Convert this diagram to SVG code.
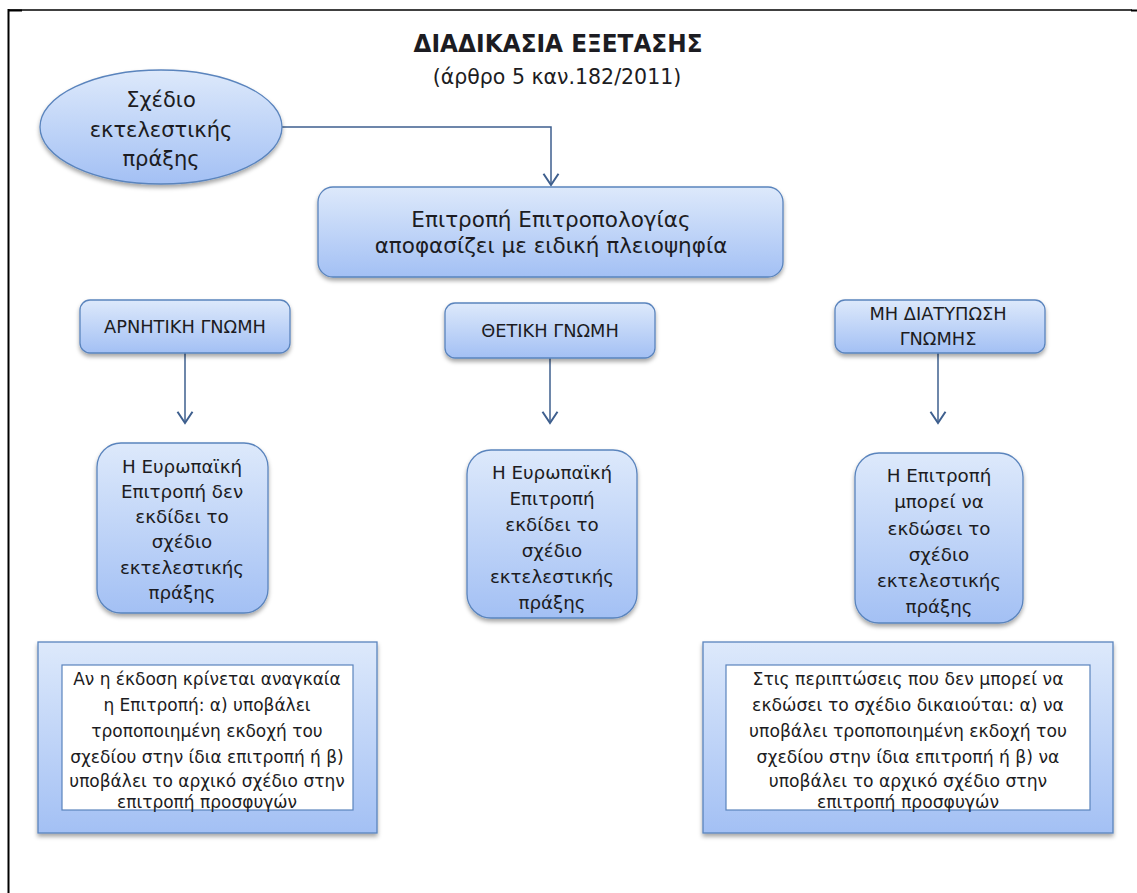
<svg xmlns="http://www.w3.org/2000/svg" width="1137" height="893" viewBox="0 0 1137 893">
<defs>
<linearGradient id="g" x1="0" y1="0" x2="0" y2="1">
<stop offset="0" stop-color="#dde9fb"/>
<stop offset="1" stop-color="#a3c0f4"/>
</linearGradient>
<filter id="sh" x="-10%" y="-10%" width="120%" height="130%">
<feDropShadow dx="0" dy="3" stdDeviation="2" flood-color="#000" flood-opacity="0.35"/>
</filter>
<marker id="arr" markerWidth="20" markerHeight="20" refX="0" refY="0" viewBox="-12 -8 14 16" orient="auto" markerUnits="userSpaceOnUse">
<path d="M-9,-6 L0,0 L-9,6" fill="none" stroke="#3e5f8e" stroke-width="1.6"/>
</marker>
<style>
.n{fill:url(#g);stroke:#5a84bd;stroke-width:1.3;filter:url(#sh)}
.w{fill:#fff;stroke:#5a84bd;stroke-width:1.2}
.t{font-family:"DejaVu Sans","Liberation Sans",sans-serif;fill:#1c1c22;text-anchor:middle}
.c{fill:none;stroke:#3e5f8e;stroke-width:1.5;marker-end:url(#arr)}
</style>
</defs>
<rect width="1137" height="893" fill="#fff"/>
<g id="page-border">
<line x1="8" y1="10" x2="1132" y2="10" stroke="#000" stroke-width="1.3"/>
<line x1="8.5" y1="9" x2="8.5" y2="893" stroke="#000" stroke-width="2"/>
<line x1="8" y1="10.5" x2="22" y2="10.5" stroke="#000" stroke-width="2"/>
<line x1="1131" y1="10.5" x2="1137" y2="10.5" stroke="#000" stroke-width="2"/>
</g>
<g id="title">
<text class="t" x="558" y="52" font-size="24" font-weight="bold" textLength="289" lengthAdjust="spacingAndGlyphs">ΔΙΑΔΙΚΑΣΙΑ ΕΞΕΤΑΣΗΣ</text>
<text class="t" x="557" y="84" font-size="20.5">(άρθρο 5 καν.182/2011)</text>
</g>
<g id="connectors">
<path class="c" d="M282,127 H551 V185"/>
<path class="c" d="M185,353 V423"/>
<path class="c" d="M550,358 V423"/>
<path class="c" d="M938,353 V423"/>
</g>
<g id="draft">
<ellipse class="n" cx="161" cy="127" rx="121" ry="57"/>
<text class="t" font-size="21"><tspan x="161" y="107">Σχέδιο</tspan><tspan x="161" y="137">εκτελεστικής</tspan><tspan x="161" y="166">πράξης</tspan></text>
</g>
<g id="committee">
<rect class="n" x="318" y="187" width="465" height="90" rx="15"/>
<text class="t" font-size="21.5"><tspan x="551" y="227">Επιτροπή Επιτροπολογίας</tspan><tspan x="551" y="253">αποφασίζει με ειδική πλειοψηφία</tspan></text>
</g>
<g id="negative">
<rect class="n" x="80" y="300" width="210" height="53" rx="10"/>
<text class="t" x="185" y="333" font-size="17.8">ΑΡΝΗΤΙΚΗ ΓΝΩΜΗ</text>
</g>
<g id="positive">
<rect class="n" x="445" y="303" width="210" height="55" rx="10"/>
<text class="t" x="550" y="337" font-size="17.8">ΘΕΤΙΚΗ ΓΝΩΜΗ</text>
</g>
<g id="no-opinion">
<rect class="n" x="835" y="300" width="210" height="53" rx="10"/>
<text class="t" font-size="17.8"><tspan x="938" y="320">ΜΗ ΔΙΑΤΥΠΩΣΗ</tspan><tspan x="938" y="345">ΓΝΩΜΗΣ</tspan></text>
</g>
<g id="neg-result">
<rect class="n" x="97" y="443" width="171" height="170" rx="24"/>
<text class="t" font-size="18.3"><tspan x="182" y="473">Η Ευρωπαϊκή</tspan><tspan x="182" y="498">Επιτροπή δεν</tspan><tspan x="182" y="523">εκδίδει το</tspan><tspan x="182" y="548">σχέδιο</tspan><tspan x="182" y="574">εκτελεστικής</tspan><tspan x="182" y="599">πράξης</tspan></text>
</g>
<g id="pos-result">
<rect class="n" x="467" y="450" width="170" height="168" rx="24"/>
<text class="t" font-size="18.3"><tspan x="552" y="479">Η Ευρωπαϊκή</tspan><tspan x="552" y="505">Επιτροπή</tspan><tspan x="552" y="531">εκδίδει το</tspan><tspan x="552" y="557">σχέδιο</tspan><tspan x="552" y="583">εκτελεστικής</tspan><tspan x="552" y="609">πράξης</tspan></text>
</g>
<g id="noop-result">
<rect class="n" x="855" y="453" width="168" height="170" rx="24"/>
<text class="t" font-size="18.3"><tspan x="939" y="482">Η Επιτροπή</tspan><tspan x="939" y="508">μπορεί να</tspan><tspan x="939" y="535">εκδώσει το</tspan><tspan x="939" y="561">σχέδιο</tspan><tspan x="939" y="587">εκτελεστικής</tspan><tspan x="939" y="613">πράξης</tspan></text>
</g>
<g id="neg-note">
<rect class="n" x="38" y="642" width="339" height="191"/>
<rect class="w" x="62" y="665" width="291" height="145"/>
<text class="t" font-size="17"><tspan x="207" y="685">Αν η έκδοση κρίνεται αναγκαία</tspan><tspan x="207" y="711">η Επιτροπή: α) υποβάλει</tspan><tspan x="207" y="737">τροποποιημένη εκδοχή του</tspan><tspan x="207" y="763">σχεδίου στην ίδια επιτροπή ή β)</tspan><tspan x="207" y="787">υποβάλει το αρχικό σχέδιο στην</tspan><tspan x="207" y="808">επιτροπή προσφυγών</tspan></text>
</g>
<g id="noop-note">
<rect class="n" x="703" y="642" width="410" height="191"/>
<rect class="w" x="726" y="665" width="364" height="145"/>
<text class="t" font-size="17.2"><tspan x="908" y="685">Στις περιπτώσεις  που δεν μπορεί να</tspan><tspan x="908" y="711">εκδώσει  το σχέδιο  δικαιούται: α) να</tspan><tspan x="908" y="737">υποβάλει τροποποιημένη εκδοχή  του</tspan><tspan x="908" y="763">σχεδίου  στην ίδια επιτροπή ή β) να</tspan><tspan x="908" y="787">υποβάλει το αρχικό σχέδιο στην</tspan><tspan x="908" y="808">επιτροπή προσφυγών</tspan></text>
</g>
</svg>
---
• **WHAT TO PRODUCE**: The data above needs to be retyped exactly, with the images left out.

• **WORKED ANSWER**:
Convert this diagram to SVG code.
<svg xmlns="http://www.w3.org/2000/svg" width="1137" height="893" viewBox="0 0 1137 893">
<defs>
<linearGradient id="g" x1="0" y1="0" x2="0" y2="1">
<stop offset="0" stop-color="#dde9fb"/>
<stop offset="1" stop-color="#a3c0f4"/>
</linearGradient>
<filter id="sh" x="-10%" y="-10%" width="120%" height="130%">
<feDropShadow dx="0" dy="3" stdDeviation="2" flood-color="#000" flood-opacity="0.35"/>
</filter>
<marker id="arr" markerWidth="20" markerHeight="20" refX="0" refY="0" viewBox="-12 -8 14 16" orient="auto" markerUnits="userSpaceOnUse">
<path d="M-9,-6 L0,0 L-9,6" fill="none" stroke="#3e5f8e" stroke-width="1.6"/>
</marker>
<style>
.n{fill:url(#g);stroke:#5a84bd;stroke-width:1.3;filter:url(#sh)}
.w{fill:#fff;stroke:#5a84bd;stroke-width:1.2}
.t{font-family:"DejaVu Sans","Liberation Sans",sans-serif;fill:#1c1c22;text-anchor:middle}
.c{fill:none;stroke:#3e5f8e;stroke-width:1.5;marker-end:url(#arr)}
</style>
</defs>
<rect width="1137" height="893" fill="#fff"/>
<g id="page-border">
<line x1="8" y1="10" x2="1132" y2="10" stroke="#000" stroke-width="1.3"/>
<line x1="8.5" y1="9" x2="8.5" y2="893" stroke="#000" stroke-width="2"/>
<line x1="8" y1="10.5" x2="22" y2="10.5" stroke="#000" stroke-width="2"/>
<line x1="1131" y1="10.5" x2="1137" y2="10.5" stroke="#000" stroke-width="2"/>
</g>
<g id="title">
<text class="t" x="558" y="52" font-size="24" font-weight="bold" textLength="289" lengthAdjust="spacingAndGlyphs">ΔΙΑΔΙΚΑΣΙΑ ΕΞΕΤΑΣΗΣ</text>
<text class="t" x="557" y="84" font-size="20.5">(άρθρο 5 καν.182/2011)</text>
</g>
<g id="connectors">
<path class="c" d="M282,127 H551 V185"/>
<path class="c" d="M185,353 V423"/>
<path class="c" d="M550,358 V423"/>
<path class="c" d="M938,353 V423"/>
</g>
<g id="draft">
<ellipse class="n" cx="161" cy="127" rx="121" ry="57"/>
<text class="t" font-size="21"><tspan x="161" y="107">Σχέδιο</tspan><tspan x="161" y="137">εκτελεστικής</tspan><tspan x="161" y="166">πράξης</tspan></text>
</g>
<g id="committee">
<rect class="n" x="318" y="187" width="465" height="90" rx="15"/>
<text class="t" font-size="21.5"><tspan x="551" y="227">Επιτροπή Επιτροπολογίας</tspan><tspan x="551" y="253">αποφασίζει με ειδική πλειοψηφία</tspan></text>
</g>
<g id="negative">
<rect class="n" x="80" y="300" width="210" height="53" rx="10"/>
<text class="t" x="185" y="333" font-size="17.8">ΑΡΝΗΤΙΚΗ ΓΝΩΜΗ</text>
</g>
<g id="positive">
<rect class="n" x="445" y="303" width="210" height="55" rx="10"/>
<text class="t" x="550" y="337" font-size="17.8">ΘΕΤΙΚΗ ΓΝΩΜΗ</text>
</g>
<g id="no-opinion">
<rect class="n" x="835" y="300" width="210" height="53" rx="10"/>
<text class="t" font-size="17.8"><tspan x="938" y="320">ΜΗ ΔΙΑΤΥΠΩΣΗ</tspan><tspan x="938" y="345">ΓΝΩΜΗΣ</tspan></text>
</g>
<g id="neg-result">
<rect class="n" x="97" y="443" width="171" height="170" rx="24"/>
<text class="t" font-size="18.3"><tspan x="182" y="473">Η Ευρωπαϊκή</tspan><tspan x="182" y="498">Επιτροπή δεν</tspan><tspan x="182" y="523">εκδίδει το</tspan><tspan x="182" y="548">σχέδιο</tspan><tspan x="182" y="574">εκτελεστικής</tspan><tspan x="182" y="599">πράξης</tspan></text>
</g>
<g id="pos-result">
<rect class="n" x="467" y="450" width="170" height="168" rx="24"/>
<text class="t" font-size="18.3"><tspan x="552" y="479">Η Ευρωπαϊκή</tspan><tspan x="552" y="505">Επιτροπή</tspan><tspan x="552" y="531">εκδίδει το</tspan><tspan x="552" y="557">σχέδιο</tspan><tspan x="552" y="583">εκτελεστικής</tspan><tspan x="552" y="609">πράξης</tspan></text>
</g>
<g id="noop-result">
<rect class="n" x="855" y="453" width="168" height="170" rx="24"/>
<text class="t" font-size="18.3"><tspan x="939" y="482">Η Επιτροπή</tspan><tspan x="939" y="508">μπορεί να</tspan><tspan x="939" y="535">εκδώσει το</tspan><tspan x="939" y="561">σχέδιο</tspan><tspan x="939" y="587">εκτελεστικής</tspan><tspan x="939" y="613">πράξης</tspan></text>
</g>
<g id="neg-note">
<rect class="n" x="38" y="642" width="339" height="191"/>
<rect class="w" x="62" y="665" width="291" height="145"/>
<text class="t" font-size="17"><tspan x="207" y="685">Αν η έκδοση κρίνεται αναγκαία</tspan><tspan x="207" y="711">η Επιτροπή: α) υποβάλει</tspan><tspan x="207" y="737">τροποποιημένη εκδοχή του</tspan><tspan x="207" y="763">σχεδίου στην ίδια επιτροπή ή β)</tspan><tspan x="207" y="787">υποβάλει το αρχικό σχέδιο στην</tspan><tspan x="207" y="808">επιτροπή προσφυγών</tspan></text>
</g>
<g id="noop-note">
<rect class="n" x="703" y="642" width="410" height="191"/>
<rect class="w" x="726" y="665" width="364" height="145"/>
<text class="t" font-size="17.2"><tspan x="908" y="685">Στις περιπτώσεις  που δεν μπορεί να</tspan><tspan x="908" y="711">εκδώσει  το σχέδιο  δικαιούται: α) να</tspan><tspan x="908" y="737">υποβάλει τροποποιημένη εκδοχή  του</tspan><tspan x="908" y="763">σχεδίου  στην ίδια επιτροπή ή β) να</tspan><tspan x="908" y="787">υποβάλει το αρχικό σχέδιο στην</tspan><tspan x="908" y="808">επιτροπή προσφυγών</tspan></text>
</g>
</svg>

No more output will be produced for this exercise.